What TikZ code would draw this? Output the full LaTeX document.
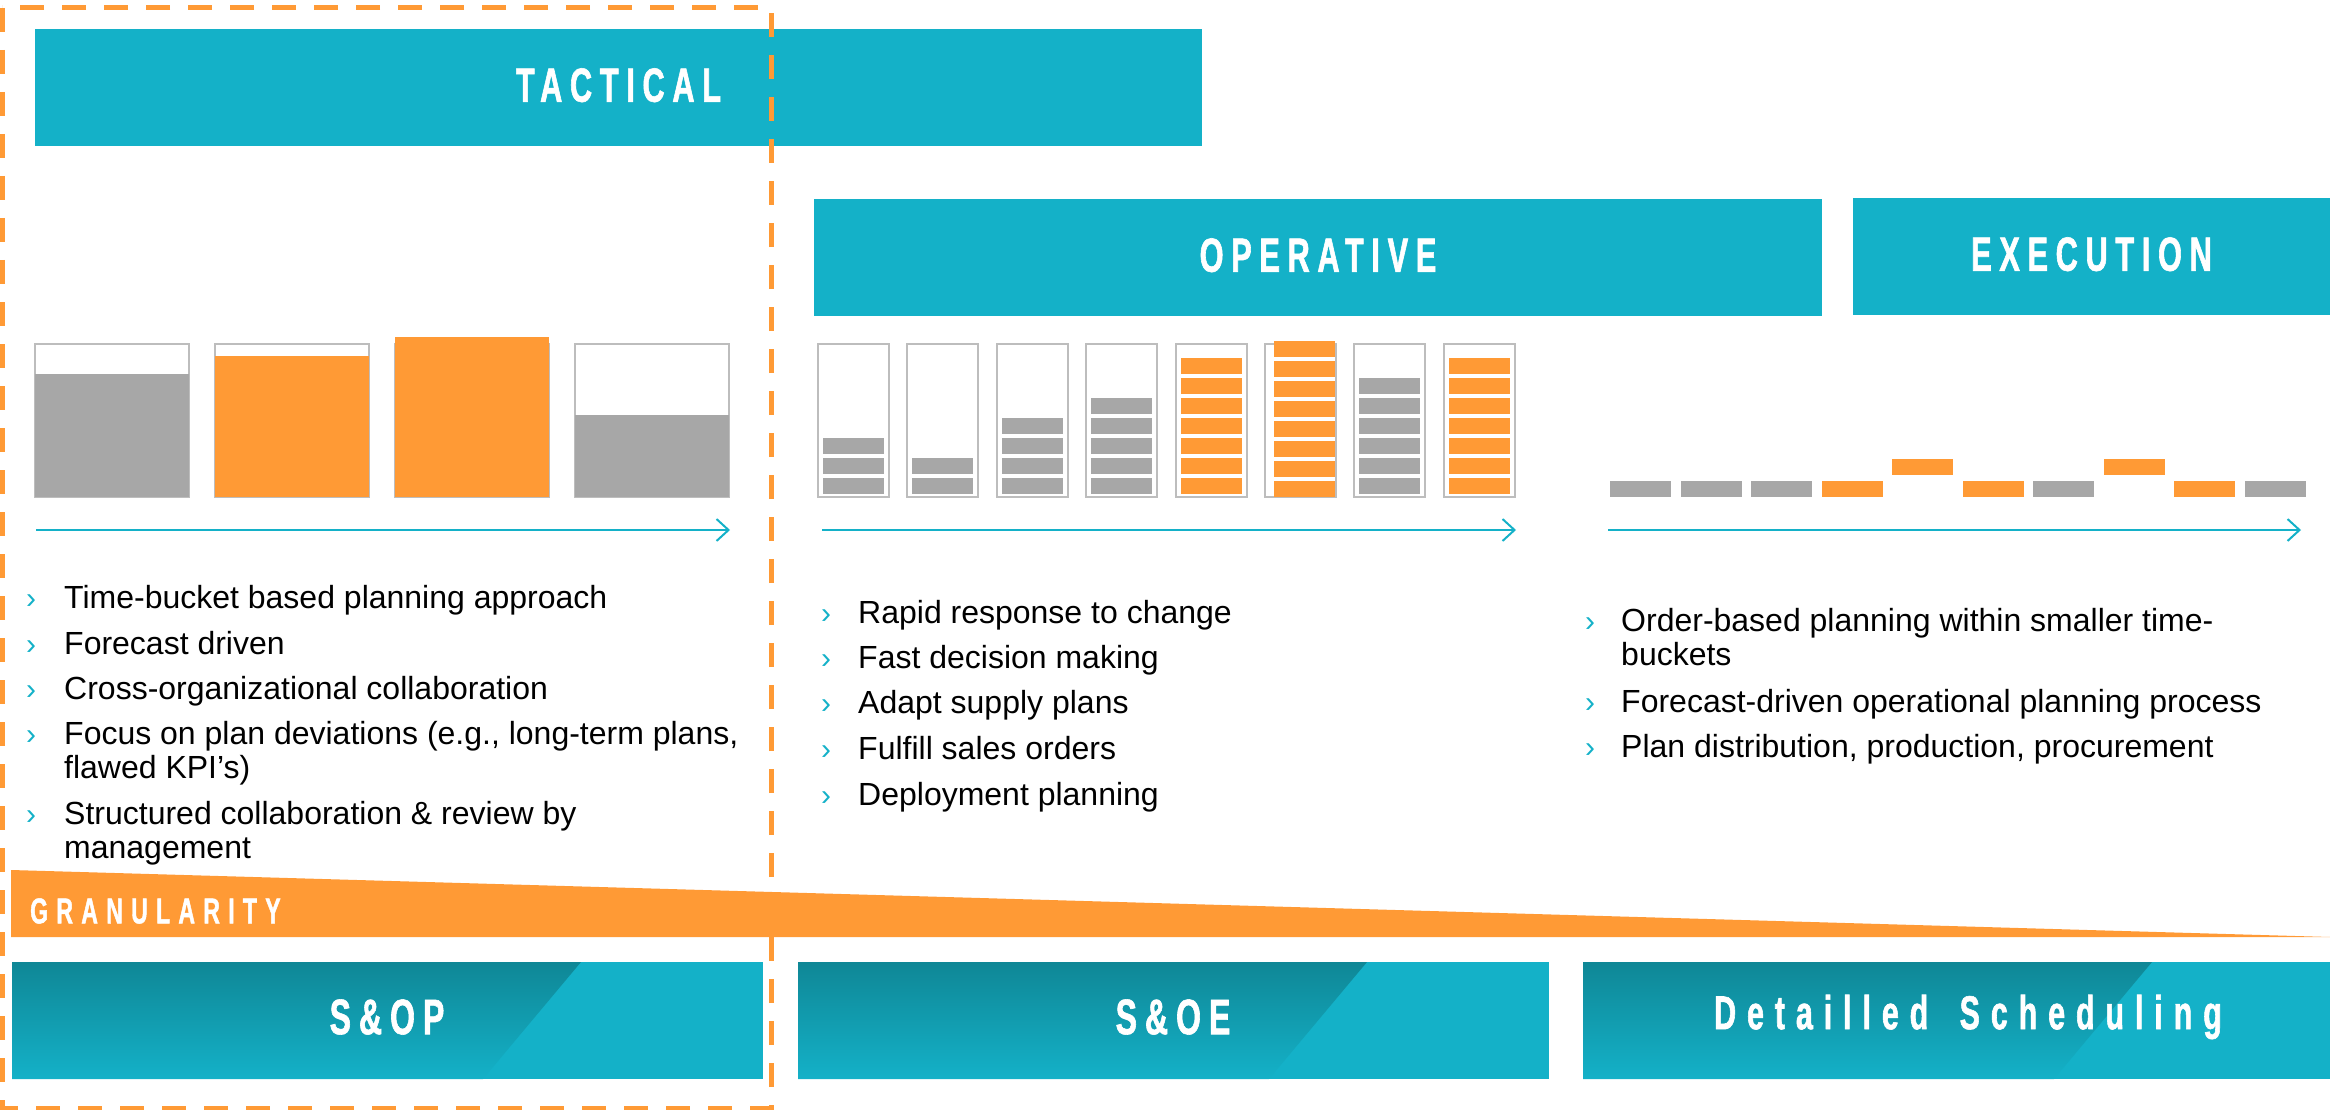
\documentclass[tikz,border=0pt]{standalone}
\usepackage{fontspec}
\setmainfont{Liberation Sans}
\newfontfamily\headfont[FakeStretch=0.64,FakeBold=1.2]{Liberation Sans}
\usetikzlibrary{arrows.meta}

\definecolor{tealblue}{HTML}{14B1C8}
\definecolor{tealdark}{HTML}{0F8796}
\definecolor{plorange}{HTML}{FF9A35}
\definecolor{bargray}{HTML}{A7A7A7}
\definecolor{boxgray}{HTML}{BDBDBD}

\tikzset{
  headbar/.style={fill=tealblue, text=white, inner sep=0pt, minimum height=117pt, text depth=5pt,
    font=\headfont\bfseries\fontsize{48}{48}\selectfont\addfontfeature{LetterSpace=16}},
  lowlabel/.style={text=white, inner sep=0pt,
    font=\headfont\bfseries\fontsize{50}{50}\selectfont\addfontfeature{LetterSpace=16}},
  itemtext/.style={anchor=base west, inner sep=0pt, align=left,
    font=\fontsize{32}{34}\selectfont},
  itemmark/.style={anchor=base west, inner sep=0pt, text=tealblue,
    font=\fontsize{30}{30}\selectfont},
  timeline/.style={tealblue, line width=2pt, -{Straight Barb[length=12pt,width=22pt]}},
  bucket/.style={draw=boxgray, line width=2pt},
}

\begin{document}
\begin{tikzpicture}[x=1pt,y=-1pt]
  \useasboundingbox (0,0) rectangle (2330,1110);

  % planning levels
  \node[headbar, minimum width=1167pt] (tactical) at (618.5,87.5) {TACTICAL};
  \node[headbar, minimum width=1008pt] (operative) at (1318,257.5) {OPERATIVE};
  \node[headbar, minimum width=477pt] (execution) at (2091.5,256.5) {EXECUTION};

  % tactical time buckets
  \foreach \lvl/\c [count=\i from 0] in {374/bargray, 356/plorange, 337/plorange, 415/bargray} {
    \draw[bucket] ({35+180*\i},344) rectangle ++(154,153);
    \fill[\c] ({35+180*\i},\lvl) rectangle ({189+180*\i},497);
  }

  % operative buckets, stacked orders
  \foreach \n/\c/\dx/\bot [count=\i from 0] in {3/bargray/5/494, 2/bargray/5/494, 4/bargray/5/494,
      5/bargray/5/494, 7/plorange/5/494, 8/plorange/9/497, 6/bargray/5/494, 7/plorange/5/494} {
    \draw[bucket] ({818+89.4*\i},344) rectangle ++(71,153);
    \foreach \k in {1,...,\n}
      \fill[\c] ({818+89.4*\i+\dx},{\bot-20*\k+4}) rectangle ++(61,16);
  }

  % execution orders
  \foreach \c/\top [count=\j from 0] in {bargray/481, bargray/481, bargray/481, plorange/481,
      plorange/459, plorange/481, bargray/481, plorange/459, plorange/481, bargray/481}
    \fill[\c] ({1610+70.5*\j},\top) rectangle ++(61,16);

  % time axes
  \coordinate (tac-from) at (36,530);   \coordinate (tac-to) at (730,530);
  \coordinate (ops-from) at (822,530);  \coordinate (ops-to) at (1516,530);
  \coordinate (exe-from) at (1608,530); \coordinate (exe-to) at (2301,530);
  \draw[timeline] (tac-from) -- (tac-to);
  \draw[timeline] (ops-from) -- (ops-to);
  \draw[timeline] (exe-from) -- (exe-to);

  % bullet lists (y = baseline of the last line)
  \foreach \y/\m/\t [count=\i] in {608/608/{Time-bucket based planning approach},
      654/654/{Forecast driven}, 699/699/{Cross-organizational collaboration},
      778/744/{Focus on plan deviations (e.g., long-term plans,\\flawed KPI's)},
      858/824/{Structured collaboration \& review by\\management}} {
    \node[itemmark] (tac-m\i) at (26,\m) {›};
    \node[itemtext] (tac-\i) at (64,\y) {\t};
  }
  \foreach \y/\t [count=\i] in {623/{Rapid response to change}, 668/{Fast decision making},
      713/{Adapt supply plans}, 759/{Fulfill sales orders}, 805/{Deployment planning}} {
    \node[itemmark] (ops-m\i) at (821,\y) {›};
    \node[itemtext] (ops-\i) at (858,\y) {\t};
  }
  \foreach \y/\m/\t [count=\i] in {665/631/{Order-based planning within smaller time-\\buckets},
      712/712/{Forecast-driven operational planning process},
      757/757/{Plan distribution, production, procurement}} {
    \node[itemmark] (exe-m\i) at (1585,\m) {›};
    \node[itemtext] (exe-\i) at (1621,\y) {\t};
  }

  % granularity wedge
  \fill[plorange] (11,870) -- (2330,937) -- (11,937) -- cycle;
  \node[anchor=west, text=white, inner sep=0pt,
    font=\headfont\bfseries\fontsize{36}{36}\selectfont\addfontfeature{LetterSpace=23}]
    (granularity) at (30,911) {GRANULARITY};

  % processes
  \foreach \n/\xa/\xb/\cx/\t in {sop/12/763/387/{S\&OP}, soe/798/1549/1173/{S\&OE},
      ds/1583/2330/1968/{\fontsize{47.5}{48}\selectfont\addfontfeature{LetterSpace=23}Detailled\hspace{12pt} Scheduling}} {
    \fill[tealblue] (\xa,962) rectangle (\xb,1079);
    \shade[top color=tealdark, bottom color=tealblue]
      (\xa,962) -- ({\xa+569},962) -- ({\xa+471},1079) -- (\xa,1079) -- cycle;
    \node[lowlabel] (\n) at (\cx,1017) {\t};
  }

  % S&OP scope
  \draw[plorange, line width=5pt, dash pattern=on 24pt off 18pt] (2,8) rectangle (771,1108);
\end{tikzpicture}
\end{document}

◆ ◆ ◆

→ THE REQUEST
Reproduce all of the material above word for word. Omit the pictures.

→ EXERCISE OUTPUT
What TikZ code would draw this? Output the full LaTeX document.
\documentclass[tikz,border=0pt]{standalone}
\usepackage{fontspec}
\setmainfont{Liberation Sans}
\newfontfamily\headfont[FakeStretch=0.64,FakeBold=1.2]{Liberation Sans}
\usetikzlibrary{arrows.meta}

\definecolor{tealblue}{HTML}{14B1C8}
\definecolor{tealdark}{HTML}{0F8796}
\definecolor{plorange}{HTML}{FF9A35}
\definecolor{bargray}{HTML}{A7A7A7}
\definecolor{boxgray}{HTML}{BDBDBD}

\tikzset{
  headbar/.style={fill=tealblue, text=white, inner sep=0pt, minimum height=117pt, text depth=5pt,
    font=\headfont\bfseries\fontsize{48}{48}\selectfont\addfontfeature{LetterSpace=16}},
  lowlabel/.style={text=white, inner sep=0pt,
    font=\headfont\bfseries\fontsize{50}{50}\selectfont\addfontfeature{LetterSpace=16}},
  itemtext/.style={anchor=base west, inner sep=0pt, align=left,
    font=\fontsize{32}{34}\selectfont},
  itemmark/.style={anchor=base west, inner sep=0pt, text=tealblue,
    font=\fontsize{30}{30}\selectfont},
  timeline/.style={tealblue, line width=2pt, -{Straight Barb[length=12pt,width=22pt]}},
  bucket/.style={draw=boxgray, line width=2pt},
}

\begin{document}
\begin{tikzpicture}[x=1pt,y=-1pt]
  \useasboundingbox (0,0) rectangle (2330,1110);

  % planning levels
  \node[headbar, minimum width=1167pt] (tactical) at (618.5,87.5) {TACTICAL};
  \node[headbar, minimum width=1008pt] (operative) at (1318,257.5) {OPERATIVE};
  \node[headbar, minimum width=477pt] (execution) at (2091.5,256.5) {EXECUTION};

  % tactical time buckets
  \foreach \lvl/\c [count=\i from 0] in {374/bargray, 356/plorange, 337/plorange, 415/bargray} {
    \draw[bucket] ({35+180*\i},344) rectangle ++(154,153);
    \fill[\c] ({35+180*\i},\lvl) rectangle ({189+180*\i},497);
  }

  % operative buckets, stacked orders
  \foreach \n/\c/\dx/\bot [count=\i from 0] in {3/bargray/5/494, 2/bargray/5/494, 4/bargray/5/494,
      5/bargray/5/494, 7/plorange/5/494, 8/plorange/9/497, 6/bargray/5/494, 7/plorange/5/494} {
    \draw[bucket] ({818+89.4*\i},344) rectangle ++(71,153);
    \foreach \k in {1,...,\n}
      \fill[\c] ({818+89.4*\i+\dx},{\bot-20*\k+4}) rectangle ++(61,16);
  }

  % execution orders
  \foreach \c/\top [count=\j from 0] in {bargray/481, bargray/481, bargray/481, plorange/481,
      plorange/459, plorange/481, bargray/481, plorange/459, plorange/481, bargray/481}
    \fill[\c] ({1610+70.5*\j},\top) rectangle ++(61,16);

  % time axes
  \coordinate (tac-from) at (36,530);   \coordinate (tac-to) at (730,530);
  \coordinate (ops-from) at (822,530);  \coordinate (ops-to) at (1516,530);
  \coordinate (exe-from) at (1608,530); \coordinate (exe-to) at (2301,530);
  \draw[timeline] (tac-from) -- (tac-to);
  \draw[timeline] (ops-from) -- (ops-to);
  \draw[timeline] (exe-from) -- (exe-to);

  % bullet lists (y = baseline of the last line)
  \foreach \y/\m/\t [count=\i] in {608/608/{Time-bucket based planning approach},
      654/654/{Forecast driven}, 699/699/{Cross-organizational collaboration},
      778/744/{Focus on plan deviations (e.g., long-term plans,\\flawed KPI's)},
      858/824/{Structured collaboration \& review by\\management}} {
    \node[itemmark] (tac-m\i) at (26,\m) {›};
    \node[itemtext] (tac-\i) at (64,\y) {\t};
  }
  \foreach \y/\t [count=\i] in {623/{Rapid response to change}, 668/{Fast decision making},
      713/{Adapt supply plans}, 759/{Fulfill sales orders}, 805/{Deployment planning}} {
    \node[itemmark] (ops-m\i) at (821,\y) {›};
    \node[itemtext] (ops-\i) at (858,\y) {\t};
  }
  \foreach \y/\m/\t [count=\i] in {665/631/{Order-based planning within smaller time-\\buckets},
      712/712/{Forecast-driven operational planning process},
      757/757/{Plan distribution, production, procurement}} {
    \node[itemmark] (exe-m\i) at (1585,\m) {›};
    \node[itemtext] (exe-\i) at (1621,\y) {\t};
  }

  % granularity wedge
  \fill[plorange] (11,870) -- (2330,937) -- (11,937) -- cycle;
  \node[anchor=west, text=white, inner sep=0pt,
    font=\headfont\bfseries\fontsize{36}{36}\selectfont\addfontfeature{LetterSpace=23}]
    (granularity) at (30,911) {GRANULARITY};

  % processes
  \foreach \n/\xa/\xb/\cx/\t in {sop/12/763/387/{S\&OP}, soe/798/1549/1173/{S\&OE},
      ds/1583/2330/1968/{\fontsize{47.5}{48}\selectfont\addfontfeature{LetterSpace=23}Detailled\hspace{12pt} Scheduling}} {
    \fill[tealblue] (\xa,962) rectangle (\xb,1079);
    \shade[top color=tealdark, bottom color=tealblue]
      (\xa,962) -- ({\xa+569},962) -- ({\xa+471},1079) -- (\xa,1079) -- cycle;
    \node[lowlabel] (\n) at (\cx,1017) {\t};
  }

  % S&OP scope
  \draw[plorange, line width=5pt, dash pattern=on 24pt off 18pt] (2,8) rectangle (771,1108);
\end{tikzpicture}
\end{document}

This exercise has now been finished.